The transport sector accounts for 20 per cent of the greenhouse gas emissions in Germany and it is therefore key to success for German climate policy. At present, however, there is no other sector with a wider gap in missing the trajectory to climate neutrality. The study "Sustainable Mobility for Everyone", conducted on behalf of Huawei within the project "Shaping the Digital Transformation – Digital Solution Systems for the Sustainability Transition", points out new pathways towards a sustainable and climate friendly transition of the transport sector. The report specifies concrete options to follow up on the ambitious goals of the new coalition agreement to foster clean and digital mobility solutions.
As Thorsten Koska, Co-Head of the Mobility and Transport Policy Research Unit at the Wuppertal Institute and one of the authors of the study, points out "Effective climate protection in the transport sector needs an integrated approach for connecting pedestrians, bikers and public transport, complemented by innovative Mobility-as-a-Service (MaaS) solutions, in which, for example, shared cabs are flexibly available". Furthermore, he adds that "Digitalisation is key to achieve that goal."
Digital solutions enhance the usability and attractiveness of climate friendly mobility alternatives.

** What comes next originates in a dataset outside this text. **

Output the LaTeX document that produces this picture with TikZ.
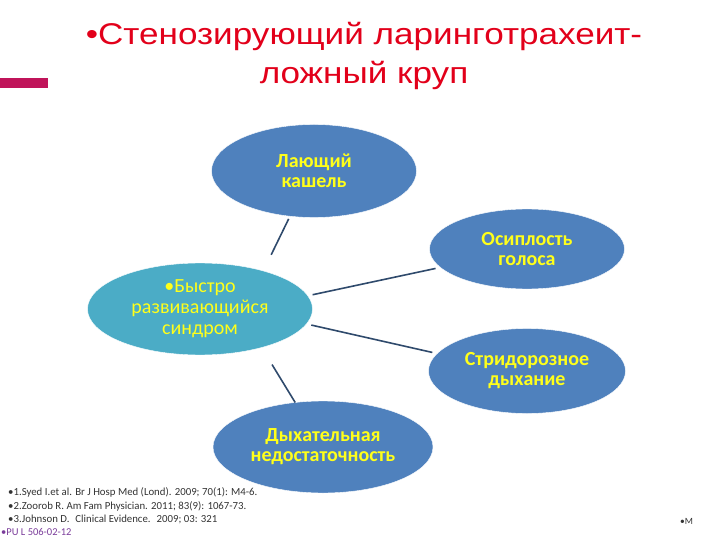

Using the smartphone, it is just a few clicks to plan, book and pay for bus and train rides. It is time now to upscale those solutions to reach a broader public and to step up to a new level of connecting and sharing the available data. "To leverage the full potential of digital solutions, still prevailing obstacles such as a fragmented landscape of local fare rates or inconsistent booking systems need to be removed. Standards for data structures, data streams and data interfaces have to converge to ensure door-to-door mobility for everyone," emphasises Paul Schneider, Junior Researcher in the Mobility and Transport Policy Research Unit at the Wuppertal Institute and one of the authors of the study. This would create an attractive alternative to owning a car that is easily accessible to people, whether they live in the city or in the countryside.
The authors refined eight theses on how digitalisation can foster sustainable mobility solutions and how to shape a supporting policy framework, which is aligning the financial and regulatory guardrails for ramping up a sustainable mobility system while gradually phasing down the usage of private cars.